Already within the composer's lifetime the work became the best-known of all the Chôros (Appleby 2002, 87). In the second half of the work, Villa-Lobos introduces a popular melody, originally a schottische called Yará, written by Anacleto de Medeiros. In a slower tempo, sung to a poem written by Villa-Lobos's friend and former fellow chorão, Catulo da Paixão Cearense, it had become a popular song, "Rasga o coração" (Rend the Heart). It was in this form that Villa-Lobos used both the melody and the words, and he used the song's title as a subtitle for the Chôros, together with an acknowlegdement, "D'après la poésie de Catullo Cearence" [sic]. The poet attended the 1926 premiere of Chôros No. 10 in the Teatro Lírico, and was overcome with emotion, embracing the composer in a gesture of gratitude (Wright 1992, 72). Unfortunately, in a moment of financial distress, Catulo had sold the rights of all his literary works to a man named Guimarães Martins, who evidently remained ignorant of Villa-Lobos's use of the text for nearly thirty years until by chance, at a demonstration of new gramophone players at the Ministry of Education in Rio de Janeiro, a recording of the work was used as an example. Martins initiated a breach of copyright action against Villa-Lobos, which was finally resolved only in 1956—in the composer's favour. Nevertheless, the performance of the work Villa-Lobos recorded in Paris in May 1957 substituted neutral syllables for Catulo's text, and when the publisher Max Eschig reissued the score in 1975, the text was likewise removed. Most performances since then, however, have restored the words of Catulo's poem (Appleby 2002, 87; Wright 1992, 72)

Analysis

Chôros No. 10 falls into two main sections, the first for orchestra alone, the second adding a mixed choir. The question of the further subdivision of part one is less certain. It can be regarded as falling into two subdivisions: a rhythmically energetic impetus (page numbers 1–18) and an impressionistic noctume, with the tempo marking Lent (page numbers 18–35) (Tarasti 1995, 123–24).

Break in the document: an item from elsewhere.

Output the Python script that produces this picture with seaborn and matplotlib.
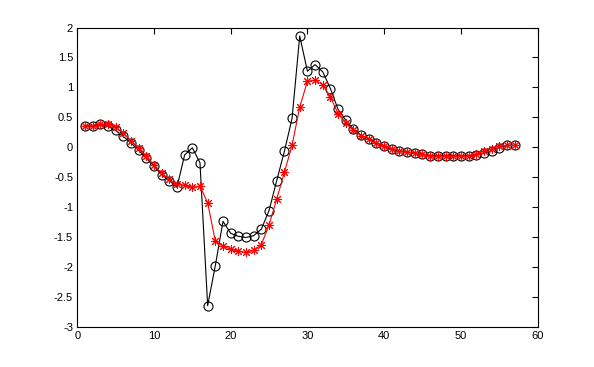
import numpy as np
import pandas as pd
import seaborn as sns
import matplotlib
matplotlib.use('Agg')
import matplotlib.pyplot as plt
from matplotlib.ticker import FormatStrFormatter, MultipleLocator

# valores (x = 1..57)
x = list(range(1, 58))

serie_circulos = [0.36, 0.36, 0.38, 0.35, 0.28, 0.18, 0.07, -0.05, -0.18, -0.32,
                  -0.46, -0.56, -0.67, -0.13, -0.01, -0.26, -2.65, -1.98, -1.24, -1.44,
                  -1.49, -1.51, -1.48, -1.37, -1.06, -0.56, -0.07, 0.48, 1.86, 1.27,
                  1.38, 1.26, 0.98, 0.63, 0.45, 0.30, 0.20, 0.14, 0.07, 0.02,
                  -0.03, -0.06, -0.08, -0.10, -0.12, -0.14, -0.15, -0.15, -0.15, -0.145,
                  -0.14, -0.13, -0.10, -0.06, -0.01, 0.03, 0.03]

serie_estrelas = [0.36, 0.36, 0.38, 0.39, 0.33, 0.23, 0.11, -0.02, -0.15, -0.30,
                  -0.44, -0.54, -0.61, -0.64, -0.67, -0.65, -0.93, -1.57, -1.65, -1.71,
                  -1.74, -1.76, -1.72, -1.63, -1.30, -0.87, -0.42, 0.03, 0.67, 1.10,
                  1.12, 1.04, 0.84, 0.56, 0.41, 0.29, 0.19, 0.14, 0.07, 0.02,
                  -0.03, -0.06, -0.08, -0.10, -0.12, -0.14, -0.15, -0.15, -0.15, -0.145,
                  -0.14, -0.12, -0.065, -0.035, 0.02, 0.03, 0.03]

sns.set_style('white')
plt.rcParams['font.family'] = ['Liberation Sans', 'DejaVu Sans']

fig = plt.figure(figsize=(5.94, 3.67), dpi=100)
ax = fig.add_axes([0.13, 0.11, 0.775, 0.815])

sns.lineplot(x=x, y=serie_circulos, ax=ax, color='black', linewidth=0.8,
             marker='o', markersize=6.5, markerfacecolor='none',
             markeredgecolor='black', markeredgewidth=0.8)
# asterisco estilo MATLAB (+ e x juntos)
sns.lineplot(x=x, y=serie_estrelas, ax=ax, color='red', linewidth=0.8,
             marker=(8, 2, 0), markersize=6.5,
             markeredgecolor='red', markeredgewidth=0.75)

ax.set_xlim(0, 60)
ax.set_ylim(-3, 2)
ax.xaxis.set_major_locator(MultipleLocator(10))
ax.yaxis.set_major_locator(MultipleLocator(0.5))
ax.yaxis.set_major_formatter(FormatStrFormatter('%g'))
ax.xaxis.set_major_formatter(FormatStrFormatter('%g'))

ax.tick_params(direction='in', length=4, width=0.8, top=True, right=True,
               labelsize=8, colors='black', pad=3)
for s in ax.spines.values():
    s.set_visible(True)
    s.set_color('black')
    s.set_linewidth(0.8)

fig.savefig('out.png', dpi=100, facecolor='white')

The composer describes Amazonian birdsong as an important source of motivic material in the opening portion of Chôros No.10. The first thematic fragment, presented in the flute in bar 3, is "a transfigured melodic cell characteristic of the song of a rare bird of the Brazilian forests, called in some places Azulão da mata"—in English called blue-black grosbeak (Villa-Lobos 1972, 204).